*GIVEN EXERCISE:*
Output the material word for word. Leave each picture out.
## Start
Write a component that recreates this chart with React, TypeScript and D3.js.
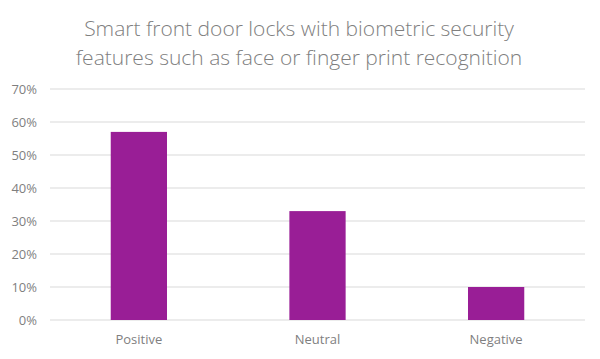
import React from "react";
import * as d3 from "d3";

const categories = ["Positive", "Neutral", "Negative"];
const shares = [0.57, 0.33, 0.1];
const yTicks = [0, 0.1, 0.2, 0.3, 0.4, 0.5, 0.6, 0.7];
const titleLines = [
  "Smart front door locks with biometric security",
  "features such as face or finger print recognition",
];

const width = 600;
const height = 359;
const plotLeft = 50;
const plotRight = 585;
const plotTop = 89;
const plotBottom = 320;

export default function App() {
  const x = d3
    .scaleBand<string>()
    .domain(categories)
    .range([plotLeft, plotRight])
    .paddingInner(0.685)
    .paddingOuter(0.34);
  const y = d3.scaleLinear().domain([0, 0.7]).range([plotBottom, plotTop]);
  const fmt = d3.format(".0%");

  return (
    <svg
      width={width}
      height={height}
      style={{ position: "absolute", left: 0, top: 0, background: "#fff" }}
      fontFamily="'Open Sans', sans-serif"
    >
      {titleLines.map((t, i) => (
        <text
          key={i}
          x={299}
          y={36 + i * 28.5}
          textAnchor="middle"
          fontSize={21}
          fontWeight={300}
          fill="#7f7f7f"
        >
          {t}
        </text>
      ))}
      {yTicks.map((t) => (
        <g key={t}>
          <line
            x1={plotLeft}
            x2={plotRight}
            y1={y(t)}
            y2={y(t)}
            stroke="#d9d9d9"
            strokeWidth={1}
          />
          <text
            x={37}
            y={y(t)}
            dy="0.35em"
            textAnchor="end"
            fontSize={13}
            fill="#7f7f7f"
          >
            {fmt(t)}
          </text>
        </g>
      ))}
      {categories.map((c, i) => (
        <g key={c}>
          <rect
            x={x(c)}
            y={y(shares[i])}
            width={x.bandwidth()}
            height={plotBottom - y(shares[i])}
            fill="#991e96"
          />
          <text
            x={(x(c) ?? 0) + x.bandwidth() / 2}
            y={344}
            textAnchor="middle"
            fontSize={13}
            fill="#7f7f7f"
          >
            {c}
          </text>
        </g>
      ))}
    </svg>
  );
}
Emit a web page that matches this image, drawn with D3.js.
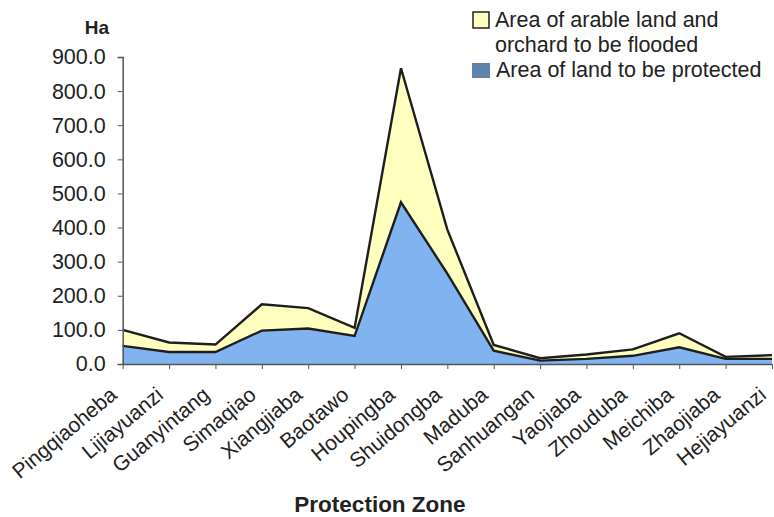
## End
*OUTPUT OF THE TASK:*
Write a component that recreates this chart with React, TypeScript and D3.js.
import React from "react";
import * as d3 from "d3";

const categories = ["Positive", "Neutral", "Negative"];
const shares = [0.57, 0.33, 0.1];
const yTicks = [0, 0.1, 0.2, 0.3, 0.4, 0.5, 0.6, 0.7];
const titleLines = [
  "Smart front door locks with biometric security",
  "features such as face or finger print recognition",
];

const width = 600;
const height = 359;
const plotLeft = 50;
const plotRight = 585;
const plotTop = 89;
const plotBottom = 320;

export default function App() {
  const x = d3
    .scaleBand<string>()
    .domain(categories)
    .range([plotLeft, plotRight])
    .paddingInner(0.685)
    .paddingOuter(0.34);
  const y = d3.scaleLinear().domain([0, 0.7]).range([plotBottom, plotTop]);
  const fmt = d3.format(".0%");

  return (
    <svg
      width={width}
      height={height}
      style={{ position: "absolute", left: 0, top: 0, background: "#fff" }}
      fontFamily="'Open Sans', sans-serif"
    >
      {titleLines.map((t, i) => (
        <text
          key={i}
          x={299}
          y={36 + i * 28.5}
          textAnchor="middle"
          fontSize={21}
          fontWeight={300}
          fill="#7f7f7f"
        >
          {t}
        </text>
      ))}
      {yTicks.map((t) => (
        <g key={t}>
          <line
            x1={plotLeft}
            x2={plotRight}
            y1={y(t)}
            y2={y(t)}
            stroke="#d9d9d9"
            strokeWidth={1}
          />
          <text
            x={37}
            y={y(t)}
            dy="0.35em"
            textAnchor="end"
            fontSize={13}
            fill="#7f7f7f"
          >
            {fmt(t)}
          </text>
        </g>
      ))}
      {categories.map((c, i) => (
        <g key={c}>
          <rect
            x={x(c)}
            y={y(shares[i])}
            width={x.bandwidth()}
            height={plotBottom - y(shares[i])}
            fill="#991e96"
          />
          <text
            x={(x(c) ?? 0) + x.bandwidth() / 2}
            y={344}
            textAnchor="middle"
            fontSize={13}
            fill="#7f7f7f"
          >
            {c}
          </text>
        </g>
      ))}
    </svg>
  );
}
Emit a web page that matches this image, drawn with D3.js.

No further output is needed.